Dies beginnt bereits mit der Prioritätenliste für die Besuche, die — so will es der Reiseplaner Winston — alle nach dem gleichen Schema ablaufen. Johnston nimmt sich am Flughafen einen Mietwagen, fährt mit einem pinkfarbenen Blumenstrauß zur ehemaligen Geliebten und erkundigt sich dort diskret nach Schreibmaschine und pinkfarbenem Briefpapier. Beiläufig darf er sich auch noch über eventuell vorhandene Kinder informieren. Hat er den Fragenkatalog abgehakt, fliegt er weiter zur nächsten Ehemaligen.
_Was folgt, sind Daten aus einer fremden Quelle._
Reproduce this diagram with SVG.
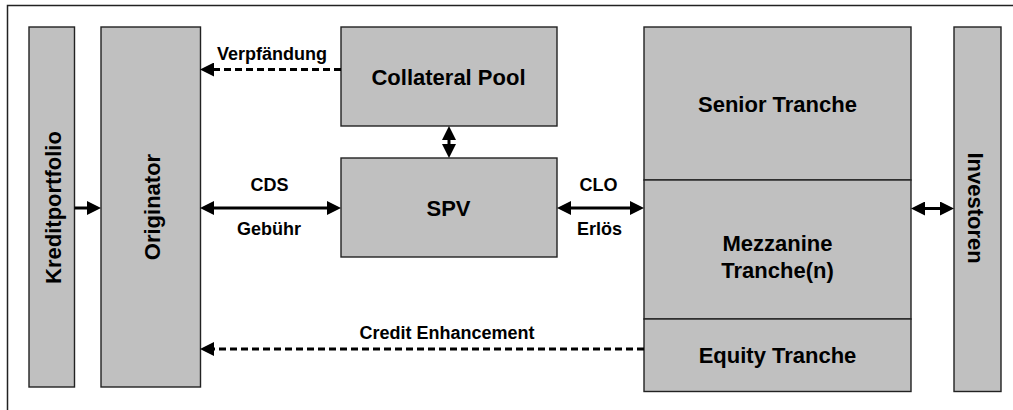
<svg xmlns="http://www.w3.org/2000/svg" width="1013" height="410" viewBox="0 0 1013 410">
<style>
.box{fill:#c0c0c0;stroke:#222;stroke-width:1.4}
.frame{fill:#fff;stroke:#222;stroke-width:1.5}
.lbl{font-family:"Liberation Sans",Arial,sans-serif;font-weight:bold;fill:#000;text-anchor:middle}
.node{font-size:22px}
.edge{font-size:18px}
.ln{stroke:#000;stroke-width:3;fill:none}
.dash{stroke-dasharray:7 4}
</style>
<defs>
<marker id="ah" viewBox="0 0 14 14" refX="2" refY="7" markerWidth="14" markerHeight="14" markerUnits="userSpaceOnUse" orient="auto-start-reverse">
<path d="M0,0 L14,7 L0,14 Z" fill="#000"/>
</marker>
</defs>
<rect class="frame" x="7.5" y="5.5" width="1020" height="420"/>
<g id="kreditportfolio">
<rect class="box" x="29" y="27" width="45.5" height="360"/>
<text class="lbl node" transform="translate(52.5,207.5) rotate(-90)" y="8.5">Kreditportfolio</text>
</g>
<g id="originator">
<rect class="box" x="101" y="27" width="99.5" height="360"/>
<text class="lbl node" transform="translate(151,207) rotate(-90)" y="9">Originator</text>
</g>
<g id="collateral-pool">
<rect class="box" x="341" y="27" width="216" height="99"/>
<text class="lbl node" x="448.5" y="84.5">Collateral Pool</text>
</g>
<g id="spv">
<rect class="box" x="341" y="158" width="216" height="99"/>
<text class="lbl node" x="448.5" y="215.5">SPV</text>
</g>
<g id="senior-tranche">
<rect class="box" x="644" y="27" width="267" height="153"/>
<text class="lbl node" x="777.5" y="111.5">Senior Tranche</text>
</g>
<g id="mezzanine-tranche">
<rect class="box" x="644" y="180" width="267" height="139"/>
<text class="lbl node" x="777.5" y="250.5">Mezzanine</text>
<text class="lbl node" x="777.5" y="277.5">Tranche(n)</text>
</g>
<g id="equity-tranche">
<rect class="box" x="644" y="319" width="267" height="72.5"/>
<text class="lbl node" x="777.5" y="362.5">Equity Tranche</text>
</g>
<g id="investoren">
<rect class="box" x="954" y="27" width="47" height="364.5"/>
<text class="lbl node" transform="translate(976,208) rotate(90)" y="8">Investoren</text>
</g>
<g id="connectors">
<line class="ln" x1="74.5" y1="208" x2="89" y2="208" marker-end="url(#ah)"/>
<line class="ln" x1="212" y1="208" x2="329" y2="208" marker-start="url(#ah)" marker-end="url(#ah)"/>
<line class="ln" x1="569" y1="208" x2="632" y2="208" marker-start="url(#ah)" marker-end="url(#ah)"/>
<line class="ln" x1="923" y1="208.5" x2="942" y2="208.5" marker-start="url(#ah)" marker-end="url(#ah)"/>
<line class="ln" x1="449" y1="138" x2="449" y2="146" marker-start="url(#ah)" marker-end="url(#ah)"/>
<line class="ln dash" x1="341" y1="69.5" x2="212" y2="69.5" marker-end="url(#ah)"/>
<line class="ln dash" x1="644" y1="349" x2="212" y2="349" marker-end="url(#ah)"/>
<text class="lbl edge" x="272" y="59.5">Verpfändung</text>
<text class="lbl edge" x="269.5" y="191">CDS</text>
<text class="lbl edge" x="269" y="235">Gebühr</text>
<text class="lbl edge" x="598.5" y="191">CLO</text>
<text class="lbl edge" x="599.5" y="235">Erlös</text>
<text class="lbl edge" x="447" y="339">Credit Enhancement</text>
</g>
</svg>
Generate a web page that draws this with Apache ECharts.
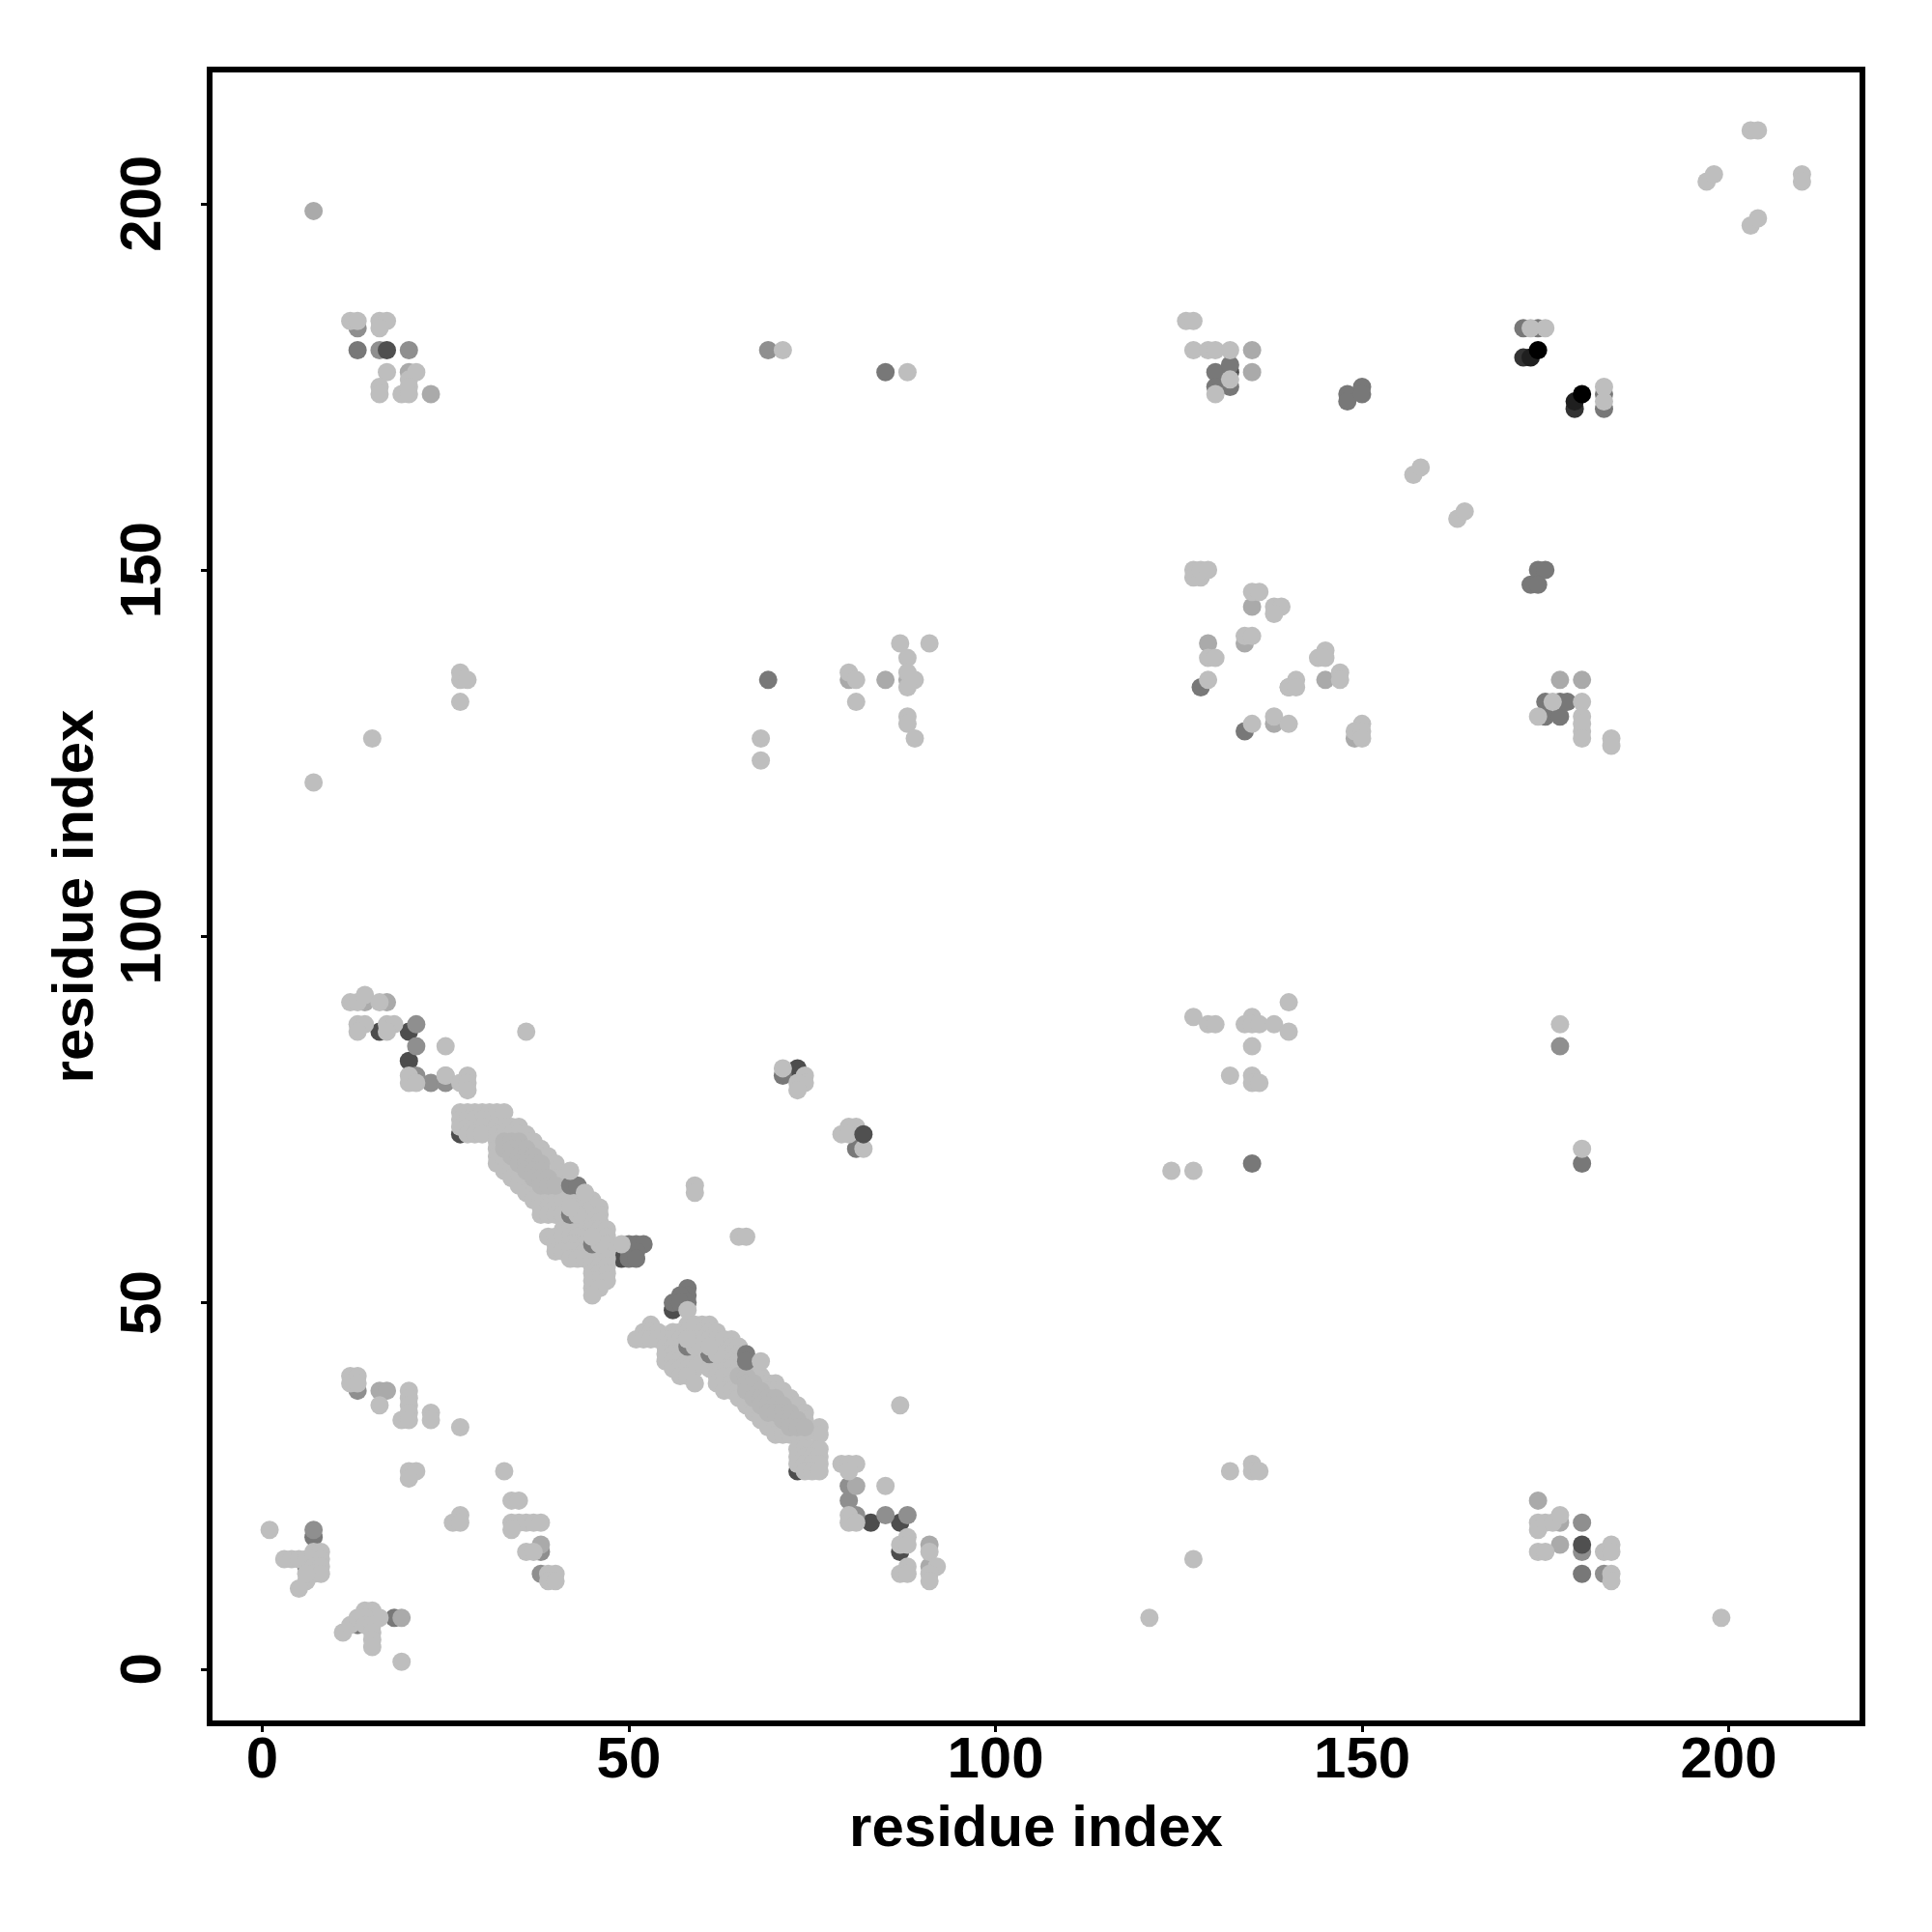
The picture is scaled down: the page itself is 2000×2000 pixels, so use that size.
<!DOCTYPE html>
<html><head><meta charset="utf-8">
<script src="https://cdn.jsdelivr.net/npm/echarts@6/dist/echarts.min.js"></script>
<style>html,body{margin:0;background:#fff}#c{width:2000px;height:2000px}</style></head>
<body><div id="c"></div>
<script>
const tickValues = [0, 50, 100, 150, 200];
const axisTitle = 'residue index';

// Contacts drawn from the bottom layer up, grouped by gray level
const contactsVeryDark = [[172,179],[179,172]];
const contactsBlackish = [[173,179],[179,173],[73,81],[81,73]];
const contactsDeep = [[16,87],[20,87],[20,83],[27,73],[73,27],[49,56],[56,49],[83,20],[87,20],[87,16],[73,82],[132,177]];
const contactsDark = [[13,180],[130,177],[130,175],[132,175],[148,174],[148,173],[150,175],[150,174],
  [172,183],[174,183],[183,174],[183,172],[85,177],[69,135],[128,134],[134,128],[177,132],[175,130],[177,130],
  [135,69],[180,69],[71,81],[81,71],[180,13],[7,18],[6,14],[13,6],[18,7],
  [50,58],[51,58],[52,58],[50,57],[51,57],[50,56],[51,56],
  [58,52],[58,51],[57,51],[58,50],[56,50],[57,50],
  [132,178],[174,150],[175,150],[173,148],[174,148],[178,132],[175,132]];
const contactsMedium = [[13,183],[69,180],[16,180],[20,180],[21,88],[21,85],[21,81],[23,80],[25,80],[80,25],[80,23],
  [81,21],[85,21],[88,21],[13,38],[38,16],[38,13],[7,19],[177,85],[180,20],[180,16],[183,13]];
const contactsMid = [[7,199],[23,174],[20,177],[135,180],[135,177],[177,135],[180,135],[14,91],[17,91],[25,81],
  [16,38],[17,38],[38,17],[19,7],[91,17],[91,14],[81,25],[174,23],[177,20],[177,17],[88,135],[80,135],
  [85,135],[145,135],[140,134],[135,145],[134,140],[129,140],[149,127],[138,129]];
const contactsLight = [[197,203],[198,204],[203,197],[204,198],[203,210],[204,210],[210,204],[210,203],
  [12,184],[13,184],[16,184],[17,184],[16,183],[17,177],[21,177],[16,175],[16,174],[19,174],[20,176],[20,175],[20,174],
  [71,180],[88,177],[126,184],[127,184],[127,180],[129,180],[130,180],[132,180],[132,176],[130,174],
  [173,183],[175,183],[183,175],[183,173],[157,163],[158,164],[163,157],[164,158],
  [127,150],[127,149],[128,149],[128,150],[129,150],[135,147],[136,147],[138,145],[139,145],[138,144],
  [134,141],[135,141],[129,138],[130,138],[129,135],[145,139],[144,138],[145,138],[147,136],[147,135],
  [141,135],[140,134],[141,134],[135,129],[138,130],[140,129],[150,129],[149,128],[150,128],[150,127],
  [176,132],[180,132],[174,130],[180,130],[180,129],[180,128],[180,127],[184,127],[184,126],
  [87,140],[91,140],[88,138],[80,136],[81,135],[88,136],[89,135],[88,134],[81,132],[88,130],[88,129],[89,127],
  [27,136],[27,135],[28,135],[27,132],[15,127],[7,121],[68,127],[68,124],
  [12,91],[13,91],[14,92],[16,91],[13,88],[14,88],[13,87],[17,88],[18,88],[17,87],[25,85],[36,87],
  [20,81],[20,80],[21,80],[25,81],[28,81],[27,80],[28,80],[28,79],
  [71,82],[74,81],[74,80],[73,80],[73,79],[79,73],[80,74],[81,74],[80,73],[82,71],
  [124,68],[127,68],[180,71],[127,89],[129,88],[130,88],[134,88],[135,89],[135,88],[136,88],[138,88],
  [140,91],[140,87],[135,85],[132,81],[135,81],[135,80],[136,80],[177,88],
  [59,66],[59,65],[65,59],[66,59],[58,49],
  [76,33],[76,32],[79,28],[80,28],[81,28],[80,27],[85,25],[87,36],[80,21],[80,20],[81,20],
  [88,18],[87,17],[88,17],[91,16],[88,14],[87,13],[88,13],[92,14],[91,13],[91,12],
  [121,7],[199,7],[127,15],[132,27],[135,28],[135,27],[136,27],
  [174,20],[174,19],[175,20],[176,20],[177,21],[174,16],[175,16],[184,17],[183,16],[184,16],[184,13],[184,12],
  [12,40],[13,40],[12,39],[13,39],[16,36],[20,38],[20,37],[20,36],[20,35],[19,34],[20,34],[23,35],[23,34],[27,33],
  [20,27],[21,27],[20,26],[33,27],[27,21],[26,20],[27,20],[34,23],[35,23],[34,20],[35,20],[36,20],[37,20],[38,20],[34,19],
  [36,16],[37,16],[39,13],[40,13],[39,12],[40,12],[1,19],[3,15],[4,15],[5,15],[6,15],[7,16],[8,16],[7,15],[8,15],
  [7,14],[8,14],[7,13],[8,13],[6,12],[5,11],[6,13],
  [11,5],[12,6],[13,7],[14,8],[15,8],[15,7],[16,7],[14,7],[14,6],[15,6],[15,5],[15,4],[15,3],[19,1]];

// The two dense diagonal bands: [row, [columns...]]
const bandRows = [
  [76,[27,28,29,30,31,32,33]],[75,[27,28,29,30]],[74,[27,28,29,30,32,33,34,35]],[73,[28,29,30,32,33,34,35,36]],
  [72,[32,33,34,35,36,37]],[71,[32,33,34,35,36,37,38]],[70,[32,33,34,35,36,37,38,39]],
  [69,[32,33,34,35,36,37,38,39,40]],[68,[33,34,35,36,37,38,39,40]],[67,[34,35,36,37,38,39,40,41]],
  [66,[35,36,37,38,39,40,41]],[65,[36,37,38,39,40,41,43,44]],[64,[37,38,39,40,41,42,43,44,45]],
  [63,[38,39,40,41,42,43,44,45,46]],[62,[38,39,40,41,43,44,45,46]],[61,[44,45,46]],
  [60,[41,42,43,45,46,47]],[59,[39,40,41,42,43,44,45,46,47]],[58,[40,41,42,43,44,45,46,47,49]],
  [57,[40,41,42,43,44,45,46,47]],[56,[42,43,44,45,46,47]],[55,[45,46,47]],[54,[45,46,47]],[53,[45,46,47]],[52,[45,46]],[51,[45]],
  [47,[53,58,59,60,61]],[46,[52,53,54,56,57,58,59,60,61,62]],[45,[51,52,53,54,55,56,57,58,59,60,61,62,63,64]],
  [44,[55,56,57,58,59,62,63,64,65]],[43,[55,56,57,58,59,62,63,64,65]],[42,[55,56,57,58,59,60,62,63,64,65]],
  [41,[56,57,58,59,61,62,63,64,65,66,67]],[40,[57,58,62,63,64,65,66,67,68]],[39,[59,62,63,64,65,66,67,68,69,70]],
  [38,[63,64,65,66,67,68,69,70,71]],[37,[65,66,67,68,69,70,71,72]],[36,[66,67,68,69,70,71,72,73]],
  [35,[67,68,69,70,71,72,73,74]],[34,[68,69,70,71,72,73,74]],[33,[69,70,71,72,73,74]],[32,[70,71,72,73,74]],
  [30,[73,74,75,76]],[29,[73,74,75,76]],[28,[73,74,75,76]],[27,[74,75,76]]];
// Slightly darker centre of the bands
const bandCoreRows = [
  [72,[33,34,35]],[71,[33,34,35,36]],[70,[34,35,36,37]],[69,[35,36,37,38]],[68,[36,37,38]],[67,[37,38,39]],[66,[38,39,40]],
  [40,[65,66]],[39,[66,67]],[38,[66,67,68]],[37,[67,68,69,70]],[36,[68,69,70,71]],[35,[69,70,71,72]],[34,[71,72,73]],[33,[72,73,74]]];

// Dark points that sit on top of the bands, then the light ones that partly hide them
const topDark = [[42,66],[43,66],[66,43],[66,42],[42,62],[45,58],[58,44],[61,43]];
const topLight = [[42,68],[68,42],[44,65],[43,62],[42,63],[46,58],[45,59],[59,44],[58,45],[62,43],[61,44]];
const topDeep = [[17,180],[180,17],[82,73]];
const topBlack = [[174,180],[180,174]];

const expand = rows => rows.flatMap(r => r[1].map(x => [x, r[0]]));

const layers = [
  [contactsVeryDark, '#333333'],
  [contactsBlackish, '#1f1f1f'],
  [contactsDeep, '#4d4d4d'],
  [contactsDark, '#787878'],
  [contactsMedium, '#8f8f8f'],
  [contactsMid, '#aaaaaa'],
  [contactsLight, '#bebebe'],
  [expand(bandRows), '#bebebe'],
  [expand(bandCoreRows), '#b6b6b6'],
  [topDark, '#7c7c7c'],
  [topLight, '#bebebe'],
  [topDeep, '#505050'],
  [topBlack, '#000000']
];

const fontFamily = '"Liberation Sans", Arial, sans-serif';
const axisCommon = {
  type: 'value',
  splitLine: { show: false },
  nameLocation: 'middle',
  name: axisTitle,
  nameTextStyle: { fontFamily, fontWeight: 'bold', fontSize: 60, color: '#000' },
  axisLine: { show: false, onZero: false },
  axisTick: { show: true, length: 9, customValues: tickValues, lineStyle: { color: '#000', width: 3 } }
};
const chart = echarts.init(document.getElementById('c'), null, { renderer: 'canvas' });
chart.setOption({
  animation: false,
  backgroundColor: '#fff',
  grid: { left: 217, top: 72, width: 1711, height: 1712, show: true, borderColor: '#000', borderWidth: 6, backgroundColor: 'transparent' },
  xAxis: Object.assign({}, axisCommon, {
    min: -7.18, max: 218.25, nameGap: 80,
    axisLabel: { customValues: tickValues, margin: 9, fontFamily, fontWeight: 'bold', fontSize: 60, color: '#000' }
  }),
  yAxis: Object.assign({}, axisCommon, {
    min: -7.4, max: 218.3, nameGap: 108,
    axisLabel: { customValues: tickValues, margin: 38, rotate: 90, fontFamily, fontWeight: 'bold', fontSize: 60, color: '#000', align: 'center' }
  }),
  series: layers.map(l => ({
    type: 'scatter', data: l[0], symbol: 'circle', symbolSize: 19, silent: true,
    itemStyle: { color: l[1], opacity: 1 }, emphasis: { disabled: true }
  }))
});
</script></body></html>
Während seines Trips trifft Johnston zunächst auf die frisch verwitwete Laura (Sharon Stone), mit der nach dem Essen im Bett landet. Lauras Tochter wiederum macht ihrem Namen Lolita alle Ehre. Nur mit einem pinkfarbenen Bademantel bekleidet öffnet sie Johnston zu Beginn seines Besuches die Türe. Später erscheint sie splitterfasernackt im Wohnzimmer, um vor seinen Augen mit ihrem glitzernden Handy zu telefonieren. Zum Abschied erscheint sie in Reizwäsche auf der Veranda und winkt Johnston nach der Zurechtweisung durch ihre Mutter vom Fenster aus hinterher. Lolita ist es auch, die Johnstons Frage nach der Schreibmaschine verneint. Schließlich, so die pubertierende Frau, lebe man doch längst im Computerzeitalter.
Die Lolitaepisode ist nur eine von zahlreichen komischen Szenen in Broken Flowers. In den meisten besticht Bill Murray durch seine minimalistische Mimik, die er den ganzen Film über beibehält. Sein wie eingefroren wirkender Blick vom Anfang trägt bspw. komplett die Szene, als er bei seiner zweiten Station mit der von der Hippiebraut zum stillen Mäuschen mutierten Dora (Frances Conroy) und deren Mann zu Tisch sitzt. Nur dass er jetzt nicht auf den Bildschirm starrt, sondern auf den unberührten Teller vor sich und beinahe ohne Reaktion dem Smalltalk des Ehepaars zuhört. Diese minimalistische Mimik Murrays kontrastiert Jarmusch mit der Darstellung der Ex-Freundinnen, die, wie Tilda Swindon als Rockerin Penny (dritte Etappe) und Jessica Lange als Haustierkommunikationstrainerin Carmen (vierte Station), ziemlich extrovertiert auf den Besuch des ehemaligen Lovers reagieren.
Nicht nur die hervorragenden schauspielerischen Leistungen der Hauptdarsteller machen Broken Flowers, der bei den diesjährigen Filmfestspielen in Cannes den »Großen Preis der Jury« erhalten hat, zu einem besonderen Erlebnis. Hinzu kommt der für Regisseur Jim Jarmusch typische Minimalismus, den der exzellent spielende Murray fantastisch verkörpert. Und natürlich die scheinbare Absurdität von Johnstons Suche nach Schreibmaschine und Briefpapier, die ihn quer durch die USA reisen lässt. Am Ende jedoch hilft gerade dieser Trip Johnston bei der Überwindung seiner Midlife-Crisis. Bis dahin muss er allerdings alle vier Ehemalige und das Grab der fünften Ex-Freundin besuchen sowie eine weitere, unerwartete Begegnung hinter sich bringen.